If the rich history of quilting hasn’t convinced you to give it a go, remember that quilting’s relevance hasn’t gone away. In the 21st century, quilting has developed in style, shape, and material. While the 19th and 20th centuries saw quilting done primarily in the US, it has expanded to be a global craft, with many different cultures adopting and contributing to quilting, even as they continue ancient traditions of their own.
There are an estimated 30 million quilters across the world, with more starting every day.
Quilting guilds remain active across the globe, particularly in the US and England, and many host quilt shows for quilters to display, sell, and win awards for their work— a continuation of a tradition started in the Great Exhibition of 1851. Entire museums are now dedicated to quilting, including The Museum of the American Quilter in Paducah, Kentucky.

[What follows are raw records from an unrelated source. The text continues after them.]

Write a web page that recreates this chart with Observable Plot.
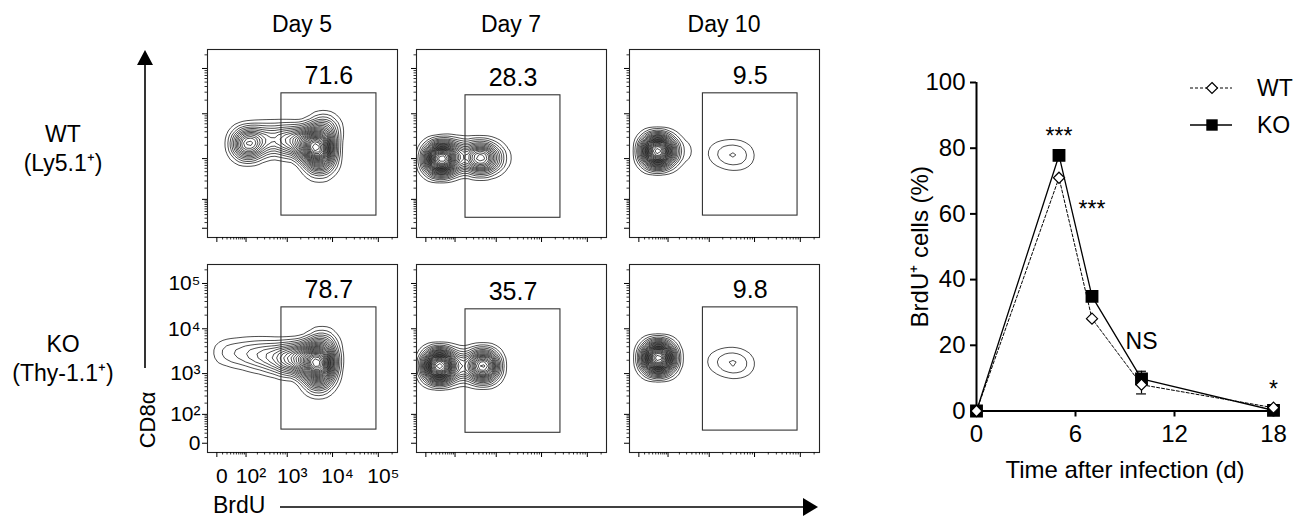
<!DOCTYPE html>
<html><head><meta charset="utf-8">
<script src="https://cdn.jsdelivr.net/npm/d3@7"></script>
<script src="https://cdn.jsdelivr.net/npm/@observablehq/plot@0.6"></script>
<style>
body{margin:0;background:#fff;}
#fig{position:relative;width:1304px;height:521px;overflow:hidden;background:#fff;font-family:"Liberation Sans",Arial,Helvetica,sans-serif;color:#000;}
#fig .abs{position:absolute;}
#fig svg{overflow:visible;}
</style></head><body><div id="fig"></div>
<script>
// ================= DATA =================
// Flow-cytometry panels (order: WT d5, WT d7, WT d10, KO d5, KO d7, KO d10)
const days = ["Day 5", "Day 7", "Day 10"];
const rowNames = ["WT", "KO"];
const rowSubs = ["(Ly5.1⁺)", "(Thy-1.1⁺)"];
const panelRow = [0, 0, 0, 1, 1, 1];
const panelCol = [0, 1, 2, 0, 1, 2];
const gateLabel = ["71.6", "28.3", "9.5", "78.7", "35.7", "9.8"];
const gateX1 = [740, 190, 720, 740, 190, 720];
const gateX2 = [91000, 25900, 87000, 91000, 25900, 87000];
const gateY1 = [27, 21, 27, 30, 21, 27];
const gateY2 = [28300, 25600, 28300, 29700, 26900, 29700];
// event clusters: panel, BrdU, CD8a, relative weight
const clPanel  = [0,0,0,0,0,0,0, 1,1,1,1, 2,2,2,2,2,2,2, 3,3,3,3,3,3,3,3, 4,4,4, 5,5,5,5,5,5];
const clBrdU   = [110,330,930,2350,4900,6300,5200, 32,105,420,960, 47,200,1100,2100,3270,5000,7000, 16,100,320,930,2350,5200,5800,4900, 26,120,510, 50,1100,2100,3270,5000,7000];
const clCD8    = [2150,2750,2600,2350,1740,4500,800, 980,1150,1035,1035, 1480,1480,1350,1250,1210,1180,1150, 3000,2800,2500,2150,2150,1740,4200,770, 1480,1480,1480, 2250,1900,1800,1740,1680,1650];
const clWeight = [4,1.5,2,3,6,2,2, 6,1.5,3.5,0.8, 6,0.4,0.15,0.24,0.3,0.24,0.12, 0.6,1,1.5,2.5,3.5,6,2,2.5, 6,1.5,4.5, 6,0.15,0.24,0.3,0.24,0.12];
const facsMajor = [0, 100, 1000, 10000, 100000];
const facsMajorLabel = ["0", "10²", "10³", "10⁴", "10⁵"];
const facsMinor = [10,20,30,40,50,60,70,80,90,200,300,400,500,600,700,800,900,2000,3000,4000,5000,6000,7000,8000,9000,20000,30000,40000,50000,60000,70000,80000,90000,200000];
const facsXTitle = "BrdU";
const facsYTitle = "CD8α";

// Line chart
const timeDays = [0, 5, 7, 10, 18];
const wtPct = [0, 71.0, 28.1, 8.0, 1.0];
const koPct = [0, 77.8, 34.9, 9.8, 0.2];
const wtErr = [0, 0, 0, 2.8, 0];   // drawn below the mean
const koErr = [0, 0, 0, 2.3, 0];   // drawn above the mean
const sigDay = [5, 7, 10, 18];
const sigPct = [83.6, 61.3, 21.2, 6.5];
const sigText = ["***", "***", "NS", "*"];
const xTicks = [0, 6, 12, 18];
const yTicks = [0, 20, 40, 60, 80, 100];
const legendNames = ["WT", "KO"];

// ================= LAYOUT =================
const FONT = '"Liberation Sans", Arial, Helvetica, sans-serif';
const fig = document.getElementById("fig");
const colLeft = [207, 416, 629], rowTop = [49, 264];
const PW = 190, PH = 188;
const C = 30;
const sym = v => Math.sign(v) * Math.log1p(Math.abs(v) / C);
const symInv = s => Math.sign(s) * C * Math.expm1(Math.abs(s));
const symMid = (a, b) => symInv((sym(a) + sym(b)) / 2);

function place(el, left, top) {
  const d = document.createElement("div");
  d.className = "abs"; d.style.left = left + "px"; d.style.top = top + "px";
  d.appendChild(el); fig.appendChild(d);
}

const clusters = clPanel.map((p, k) => ({p, brdu: clBrdU[k], cd8: clCD8[k], w: clWeight[k]}));

for (let i = 0; i < 6; i++) {
  const r = panelRow[i], c = panelCol[i];
  const showLabels = (r === 1 && c === 0);
  const pts = clusters.filter(d => d.p === i);
  const gate = [{x1: gateX1[i], x2: gateX2[i], y1: gateY1[i], y2: gateY2[i], label: gateLabel[i], xm: symMid(gateX1[i], gateX2[i])}];
  const ML = 60, MR = 2, MT = 2, MB = 40;
  const fmt = d => showLabels ? facsMajorLabel[facsMajor.indexOf(d)] : "";
  const svg = Plot.plot({
    width: PW + ML + MR, height: PH + MT + MB,
    marginLeft: ML, marginRight: MR, marginTop: MT, marginBottom: MB,
    style: {background: "transparent", fontFamily: FONT, fontSize: "21px", color: "#000", overflow: "visible"},
    x: {type: "symlog", constant: C, domain: [-18, 262144], axis: null},
    y: {type: "symlog", constant: C, domain: [-18, 262144], axis: null},
    marks: [
      Plot.density(pts, {x: "brdu", y: "cd8", weight: "w", bandwidth: 8, thresholds: 26, stroke: "#000", strokeWidth: 0.7, clip: true}),
      Plot.rect(gate, {x1: "x1", x2: "x2", y1: "y1", y2: "y2", fill: "none", stroke: "#333", strokeWidth: 1.1}),
      Plot.text(gate, {x: "xm", y: "y2", text: "label", lineAnchor: "bottom", dy: -9, fontSize: 25}),
      Plot.frame({stroke: "#222", strokeWidth: 1.1}),
      Plot.axisX(facsMinor, {tickSize: 2.5, tickFormat: () => "", label: null, strokeWidth: 0.8}),
      Plot.axisX(facsMajor, {tickSize: 5, tickFormat: () => "", label: null, strokeWidth: 1}),
      Plot.axisX(facsMajor, {tickSize: 0, tickPadding: 16, dx: 5, tickFormat: fmt, label: null, fontSize: 21}),
      Plot.axisY(facsMinor, {tickSize: 2.5, tickFormat: () => "", label: null, strokeWidth: 0.8}),
      Plot.axisY(facsMajor, {tickSize: 5, tickPadding: 2, tickFormat: fmt, label: null, strokeWidth: 1, fontSize: 21})
    ]
  });
  place(svg, colLeft[c] - ML, rowTop[r] - MT);
}

// ----- line chart -----
const rows = timeDays.map((t, k) => ({t, wt: wtPct[k], ko: koPct[k], we: wtErr[k], ke: koErr[k]}));
const wtErrRows = rows.filter(d => d.we > 0), koErrRows = rows.filter(d => d.ke > 0);
const sig = sigDay.map((t, k) => ({t, v: sigPct[k], s: sigText[k]}));
const line = Plot.plot({
  width: 424, height: 445, marginLeft: 96, marginRight: 31, marginTop: 42, marginBottom: 74.5,
  style: {background: "transparent", fontFamily: FONT, fontSize: "24px", color: "#000", overflow: "visible"},
  x: {domain: [0, 18], axis: null},
  y: {domain: [0, 100], axis: null},
  marks: [
    Plot.axisX(xTicks, {tickSize: 6, tickPadding: 8, strokeWidth: 2, label: "Time after infection (d)", labelAnchor: "center", labelOffset: 66.5, labelArrow: "none", fontSize: 24}),
    Plot.axisY(yTicks, {tickSize: 6, tickPadding: 5, strokeWidth: 2, label: "BrdU⁺ cells (%)", labelAnchor: "center", labelOffset: 66, labelArrow: "none", fontSize: 24}),
    Plot.ruleX([0], {strokeWidth: 2}),
    Plot.ruleY([0], {strokeWidth: 2}),
    Plot.ruleX(koErrRows, {x: "t", y1: "ko", y2: d => d.ko + d.ke, strokeWidth: 1.2}),
    Plot.ruleY(koErrRows, {y: d => d.ko + d.ke, x1: d => d.t - 0.3, x2: d => d.t + 0.3, strokeWidth: 1.2}),
    Plot.ruleX(wtErrRows, {x: "t", y1: "wt", y2: d => d.wt - d.we, strokeWidth: 1.2}),
    Plot.ruleY(wtErrRows, {y: d => d.wt - d.we, x1: d => d.t - 0.3, x2: d => d.t + 0.3, strokeWidth: 1.2}),
    Plot.line(rows, {x: "t", y: "ko", stroke: "#000", strokeWidth: 1.3}),
    Plot.line(rows, {x: "t", y: "wt", stroke: "#000", strokeWidth: 1, strokeDasharray: "3,2"}),
    Plot.dot(rows, {x: "t", y: "ko", symbol: "square", r: 6.4, fill: "#000", stroke: "#000"}),
    Plot.dot(rows, {x: "t", y: "wt", symbol: "diamond2", r: 5, fill: "#fff", stroke: "#000", strokeWidth: 1.2}),
    Plot.text(sig, {x: "t", y: "v", text: "s", fontSize: 23})
  ]
});
place(line, 880, 40);

// ----- annotations (titles, arrows, legend) -----
const NS = "http://www.w3.org/2000/svg";
const ov = document.createElementNS(NS, "svg");
ov.setAttribute("width", 1304); ov.setAttribute("height", 521);
ov.style.position = "absolute"; ov.style.left = "0"; ov.style.top = "0"; ov.style.pointerEvents = "none";
ov.style.fontFamily = FONT;
function el(tag, attrs, text) {
  const e = document.createElementNS(NS, tag);
  for (const k in attrs) e.setAttribute(k, attrs[k]);
  if (text != null) e.textContent = text;
  ov.appendChild(e); return e;
}
days.forEach((d, c) => el("text", {x: colLeft[c] + PW / 2, y: 32, "text-anchor": "middle", "font-size": 23}, d));
const rowBase = [[142, 171], [352, 381]];
rowNames.forEach((n, r) => {
  el("text", {x: 63, y: rowBase[r][0], "text-anchor": "middle", "font-size": 23}, n);
  el("text", {x: 63, y: rowBase[r][1], "text-anchor": "middle", "font-size": 23}, rowSubs[r]);
});
// vertical arrow (CD8a)
el("line", {x1: 145, y1: 64, x2: 145, y2: 368, stroke: "#000", "stroke-width": 1.6});
el("polygon", {points: "137,65 145,50 153,65", fill: "#000"});
el("text", {x: 0, y: 0, "text-anchor": "middle", "font-size": 22, transform: "translate(155,420) rotate(-90)"}, facsYTitle);
// horizontal arrow (BrdU)
el("text", {x: 213, y: 513, "font-size": 23}, facsXTitle);
el("line", {x1: 280, y1: 507, x2: 805, y2: 507, stroke: "#000", "stroke-width": 1.6});
el("polygon", {points: "803,498 818,507 803,516", fill: "#000"});
// legend
const legY = [88, 125];
el("line", {x1: 1190, y1: legY[0], x2: 1232, y2: legY[0], stroke: "#000", "stroke-width": 1, "stroke-dasharray": "3,2"});
el("polygon", {points: `1212,${legY[0]-5.5} 1217.5,${legY[0]} 1212,${legY[0]+5.5} 1206.5,${legY[0]}`, fill: "#fff", stroke: "#000", "stroke-width": 1.2});
el("line", {x1: 1190, y1: legY[1], x2: 1232, y2: legY[1], stroke: "#000", "stroke-width": 1.3});
el("rect", {x: 1206.3, y: legY[1] - 5.7, width: 11.4, height: 11.4, fill: "#000"});
legendNames.forEach((n, k) => el("text", {x: 1257, y: legY[k] + 8, "font-size": 23}, n));
fig.appendChild(ov);
</script>
</body></html>
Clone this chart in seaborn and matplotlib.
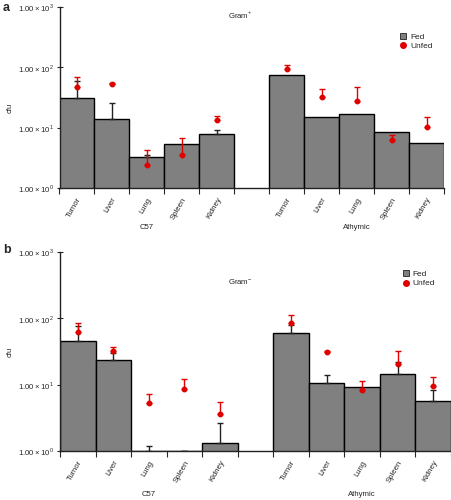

Quilting has flourished in Japan, often incorporating sashiko stitching, a form of functional embroidery or decorative mending adapted to hold together the layers of a quilt.
Indigenous Hawaiian people developed their own patterns of quilts, adapting western quilting practices into their culture. Similarly, Polynesian people developed a traditional form of quilting called Tivaevae, which are used on special occasions as gifts and displays, in many ways taking on the traditional functions and nature of barkcloth.
Quilters across nearly every continent (the jury’s still out on Antarctica) have also both copied and collected American-style quilts and incorporated quilting into their traditional decorative arts.
Modern quilts run the gamut from art quilts that escape the constraints of practicality and feature materials that go well beyond the usual—evolving almost into collage works—to the exceedingly classic, featuring
blocks that have been produced since the 1800s and earlier, including log cabin, flying geese, and four patch. There are innumerable books about quilting available, in addition to many periodicals on quilting and an embrace of newer media with blogs and YouTube channels on the subject.
Quilting finds a home in fashion and clothing, too: you can’t forget about the timelessness of a quilted coat, whether it’s puffy for warmth or more densely quilted for textural detail. Recent trends show the explosive popularity of patchwork designs that create bold mixes of prints and colors.
In today’s eco-conscious world, the use of patchwork techniques in clothing production also allows for the conservation of material by preventing the excess fabric from ending up in a landfill.
But what does all this mean for you? From considerations of sustainability to an exploration of the cultures of the world, quilting is a craft that both stands on its own and blends seamlessly into fashion, sewing, and interior design. Whether you’re looking for a long-term skill set or something to pass the time when you can’t go out (Thanks, COVID!), quilting has you covered.
There’s no time like the present to dive into learning a new skill, so why not give quilting a try?